DIRECTIVE:
Reproduce the listing exactly and skip over any pictures.
☆ ☆ ☆ ☆ ☆ ☆ ☆
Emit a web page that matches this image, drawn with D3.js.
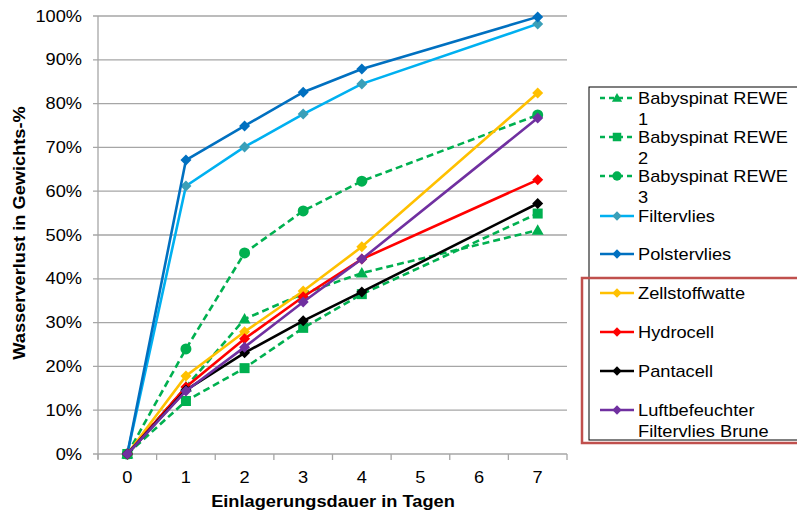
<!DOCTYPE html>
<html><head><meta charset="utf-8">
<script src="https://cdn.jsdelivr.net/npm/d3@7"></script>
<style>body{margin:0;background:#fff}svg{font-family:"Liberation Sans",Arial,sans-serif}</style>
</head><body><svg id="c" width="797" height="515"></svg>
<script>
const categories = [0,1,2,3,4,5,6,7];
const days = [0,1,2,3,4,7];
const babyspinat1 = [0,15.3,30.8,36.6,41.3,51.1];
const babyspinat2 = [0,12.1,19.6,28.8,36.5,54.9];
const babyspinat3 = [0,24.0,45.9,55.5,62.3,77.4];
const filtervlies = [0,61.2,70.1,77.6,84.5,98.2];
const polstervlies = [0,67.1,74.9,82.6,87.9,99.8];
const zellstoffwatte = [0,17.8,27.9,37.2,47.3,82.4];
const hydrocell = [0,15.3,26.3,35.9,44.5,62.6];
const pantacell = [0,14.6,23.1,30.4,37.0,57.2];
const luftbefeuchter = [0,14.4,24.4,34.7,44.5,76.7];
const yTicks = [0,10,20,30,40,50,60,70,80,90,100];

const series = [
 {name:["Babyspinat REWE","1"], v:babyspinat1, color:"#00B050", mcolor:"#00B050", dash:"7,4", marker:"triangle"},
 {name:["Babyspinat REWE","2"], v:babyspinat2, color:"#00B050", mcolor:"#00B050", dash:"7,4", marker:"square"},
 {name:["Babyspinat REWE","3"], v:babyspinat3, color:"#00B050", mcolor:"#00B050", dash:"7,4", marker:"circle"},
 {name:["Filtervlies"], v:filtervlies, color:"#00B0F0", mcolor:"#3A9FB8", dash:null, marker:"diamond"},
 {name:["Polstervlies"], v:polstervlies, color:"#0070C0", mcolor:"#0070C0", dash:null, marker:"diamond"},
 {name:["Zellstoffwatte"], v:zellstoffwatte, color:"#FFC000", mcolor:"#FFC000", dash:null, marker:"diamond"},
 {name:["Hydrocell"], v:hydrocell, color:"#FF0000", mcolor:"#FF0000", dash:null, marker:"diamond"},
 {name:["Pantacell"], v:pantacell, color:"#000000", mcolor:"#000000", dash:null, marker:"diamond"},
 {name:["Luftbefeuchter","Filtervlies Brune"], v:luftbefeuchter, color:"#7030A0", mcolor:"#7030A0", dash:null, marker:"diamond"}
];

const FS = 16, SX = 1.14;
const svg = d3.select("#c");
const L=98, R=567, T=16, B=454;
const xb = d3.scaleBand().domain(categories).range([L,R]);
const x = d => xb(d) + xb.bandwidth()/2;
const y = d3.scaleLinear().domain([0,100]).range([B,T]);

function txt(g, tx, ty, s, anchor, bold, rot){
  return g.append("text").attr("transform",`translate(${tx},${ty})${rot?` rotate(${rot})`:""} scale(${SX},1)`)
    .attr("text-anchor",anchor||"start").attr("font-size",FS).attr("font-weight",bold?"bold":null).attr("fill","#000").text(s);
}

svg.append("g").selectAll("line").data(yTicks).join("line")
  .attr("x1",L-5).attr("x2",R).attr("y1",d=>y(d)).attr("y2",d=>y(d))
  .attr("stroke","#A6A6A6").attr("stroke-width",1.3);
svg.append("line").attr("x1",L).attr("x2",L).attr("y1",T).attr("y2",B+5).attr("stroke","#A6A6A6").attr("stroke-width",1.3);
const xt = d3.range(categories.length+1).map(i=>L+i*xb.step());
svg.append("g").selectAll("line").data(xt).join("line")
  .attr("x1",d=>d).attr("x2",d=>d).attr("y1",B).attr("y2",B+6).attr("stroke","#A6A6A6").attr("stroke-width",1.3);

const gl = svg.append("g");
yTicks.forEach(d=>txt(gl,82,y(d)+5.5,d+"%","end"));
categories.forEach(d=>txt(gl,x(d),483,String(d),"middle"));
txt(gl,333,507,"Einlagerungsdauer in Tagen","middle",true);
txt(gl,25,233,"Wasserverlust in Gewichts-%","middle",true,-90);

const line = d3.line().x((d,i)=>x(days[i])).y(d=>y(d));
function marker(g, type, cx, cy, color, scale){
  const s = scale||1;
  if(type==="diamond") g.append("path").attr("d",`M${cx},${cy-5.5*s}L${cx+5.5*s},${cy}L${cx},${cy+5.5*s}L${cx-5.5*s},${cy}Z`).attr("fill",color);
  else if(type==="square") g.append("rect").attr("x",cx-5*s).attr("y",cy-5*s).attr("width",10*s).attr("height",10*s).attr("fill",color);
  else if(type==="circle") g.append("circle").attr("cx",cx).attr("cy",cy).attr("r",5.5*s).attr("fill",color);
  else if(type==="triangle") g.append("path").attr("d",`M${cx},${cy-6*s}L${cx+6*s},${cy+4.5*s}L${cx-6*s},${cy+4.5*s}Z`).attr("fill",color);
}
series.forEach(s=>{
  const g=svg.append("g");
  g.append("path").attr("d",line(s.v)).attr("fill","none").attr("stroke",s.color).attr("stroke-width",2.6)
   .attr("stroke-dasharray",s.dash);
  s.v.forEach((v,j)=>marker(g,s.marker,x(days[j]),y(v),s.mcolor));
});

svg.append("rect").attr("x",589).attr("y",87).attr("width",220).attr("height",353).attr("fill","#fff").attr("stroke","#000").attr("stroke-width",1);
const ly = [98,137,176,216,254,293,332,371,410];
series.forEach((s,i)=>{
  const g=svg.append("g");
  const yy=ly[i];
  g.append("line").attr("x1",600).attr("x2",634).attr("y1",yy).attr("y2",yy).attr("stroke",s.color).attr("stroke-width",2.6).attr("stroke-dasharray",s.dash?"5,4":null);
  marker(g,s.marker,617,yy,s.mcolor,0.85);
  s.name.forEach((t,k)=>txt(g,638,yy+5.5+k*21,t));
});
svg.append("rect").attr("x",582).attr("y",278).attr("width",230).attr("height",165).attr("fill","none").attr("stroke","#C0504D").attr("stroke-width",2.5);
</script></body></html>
☆ ☆ ☆ ☆ ☆ ☆ ☆
THE RESULT:
Emit a web page that matches this image, drawn with D3.js.
<!DOCTYPE html>
<html><head><meta charset="utf-8">
<script src="https://cdn.jsdelivr.net/npm/d3@7"></script>
<style>body{margin:0;background:#fff}svg{font-family:"Liberation Sans",Arial,sans-serif}</style>
</head><body><svg id="c" width="797" height="515"></svg>
<script>
const categories = [0,1,2,3,4,5,6,7];
const days = [0,1,2,3,4,7];
const babyspinat1 = [0,15.3,30.8,36.6,41.3,51.1];
const babyspinat2 = [0,12.1,19.6,28.8,36.5,54.9];
const babyspinat3 = [0,24.0,45.9,55.5,62.3,77.4];
const filtervlies = [0,61.2,70.1,77.6,84.5,98.2];
const polstervlies = [0,67.1,74.9,82.6,87.9,99.8];
const zellstoffwatte = [0,17.8,27.9,37.2,47.3,82.4];
const hydrocell = [0,15.3,26.3,35.9,44.5,62.6];
const pantacell = [0,14.6,23.1,30.4,37.0,57.2];
const luftbefeuchter = [0,14.4,24.4,34.7,44.5,76.7];
const yTicks = [0,10,20,30,40,50,60,70,80,90,100];

const series = [
 {name:["Babyspinat REWE","1"], v:babyspinat1, color:"#00B050", mcolor:"#00B050", dash:"7,4", marker:"triangle"},
 {name:["Babyspinat REWE","2"], v:babyspinat2, color:"#00B050", mcolor:"#00B050", dash:"7,4", marker:"square"},
 {name:["Babyspinat REWE","3"], v:babyspinat3, color:"#00B050", mcolor:"#00B050", dash:"7,4", marker:"circle"},
 {name:["Filtervlies"], v:filtervlies, color:"#00B0F0", mcolor:"#3A9FB8", dash:null, marker:"diamond"},
 {name:["Polstervlies"], v:polstervlies, color:"#0070C0", mcolor:"#0070C0", dash:null, marker:"diamond"},
 {name:["Zellstoffwatte"], v:zellstoffwatte, color:"#FFC000", mcolor:"#FFC000", dash:null, marker:"diamond"},
 {name:["Hydrocell"], v:hydrocell, color:"#FF0000", mcolor:"#FF0000", dash:null, marker:"diamond"},
 {name:["Pantacell"], v:pantacell, color:"#000000", mcolor:"#000000", dash:null, marker:"diamond"},
 {name:["Luftbefeuchter","Filtervlies Brune"], v:luftbefeuchter, color:"#7030A0", mcolor:"#7030A0", dash:null, marker:"diamond"}
];

const FS = 16, SX = 1.14;
const svg = d3.select("#c");
const L=98, R=567, T=16, B=454;
const xb = d3.scaleBand().domain(categories).range([L,R]);
const x = d => xb(d) + xb.bandwidth()/2;
const y = d3.scaleLinear().domain([0,100]).range([B,T]);

function txt(g, tx, ty, s, anchor, bold, rot){
  return g.append("text").attr("transform",`translate(${tx},${ty})${rot?` rotate(${rot})`:""} scale(${SX},1)`)
    .attr("text-anchor",anchor||"start").attr("font-size",FS).attr("font-weight",bold?"bold":null).attr("fill","#000").text(s);
}

svg.append("g").selectAll("line").data(yTicks).join("line")
  .attr("x1",L-5).attr("x2",R).attr("y1",d=>y(d)).attr("y2",d=>y(d))
  .attr("stroke","#A6A6A6").attr("stroke-width",1.3);
svg.append("line").attr("x1",L).attr("x2",L).attr("y1",T).attr("y2",B+5).attr("stroke","#A6A6A6").attr("stroke-width",1.3);
const xt = d3.range(categories.length+1).map(i=>L+i*xb.step());
svg.append("g").selectAll("line").data(xt).join("line")
  .attr("x1",d=>d).attr("x2",d=>d).attr("y1",B).attr("y2",B+6).attr("stroke","#A6A6A6").attr("stroke-width",1.3);

const gl = svg.append("g");
yTicks.forEach(d=>txt(gl,82,y(d)+5.5,d+"%","end"));
categories.forEach(d=>txt(gl,x(d),483,String(d),"middle"));
txt(gl,333,507,"Einlagerungsdauer in Tagen","middle",true);
txt(gl,25,233,"Wasserverlust in Gewichts-%","middle",true,-90);

const line = d3.line().x((d,i)=>x(days[i])).y(d=>y(d));
function marker(g, type, cx, cy, color, scale){
  const s = scale||1;
  if(type==="diamond") g.append("path").attr("d",`M${cx},${cy-5.5*s}L${cx+5.5*s},${cy}L${cx},${cy+5.5*s}L${cx-5.5*s},${cy}Z`).attr("fill",color);
  else if(type==="square") g.append("rect").attr("x",cx-5*s).attr("y",cy-5*s).attr("width",10*s).attr("height",10*s).attr("fill",color);
  else if(type==="circle") g.append("circle").attr("cx",cx).attr("cy",cy).attr("r",5.5*s).attr("fill",color);
  else if(type==="triangle") g.append("path").attr("d",`M${cx},${cy-6*s}L${cx+6*s},${cy+4.5*s}L${cx-6*s},${cy+4.5*s}Z`).attr("fill",color);
}
series.forEach(s=>{
  const g=svg.append("g");
  g.append("path").attr("d",line(s.v)).attr("fill","none").attr("stroke",s.color).attr("stroke-width",2.6)
   .attr("stroke-dasharray",s.dash);
  s.v.forEach((v,j)=>marker(g,s.marker,x(days[j]),y(v),s.mcolor));
});

svg.append("rect").attr("x",589).attr("y",87).attr("width",220).attr("height",353).attr("fill","#fff").attr("stroke","#000").attr("stroke-width",1);
const ly = [98,137,176,216,254,293,332,371,410];
series.forEach((s,i)=>{
  const g=svg.append("g");
  const yy=ly[i];
  g.append("line").attr("x1",600).attr("x2",634).attr("y1",yy).attr("y2",yy).attr("stroke",s.color).attr("stroke-width",2.6).attr("stroke-dasharray",s.dash?"5,4":null);
  marker(g,s.marker,617,yy,s.mcolor,0.85);
  s.name.forEach((t,k)=>txt(g,638,yy+5.5+k*21,t));
});
svg.append("rect").attr("x",582).attr("y",278).attr("width",230).attr("height",165).attr("fill","none").attr("stroke","#C0504D").attr("stroke-width",2.5);
</script></body></html>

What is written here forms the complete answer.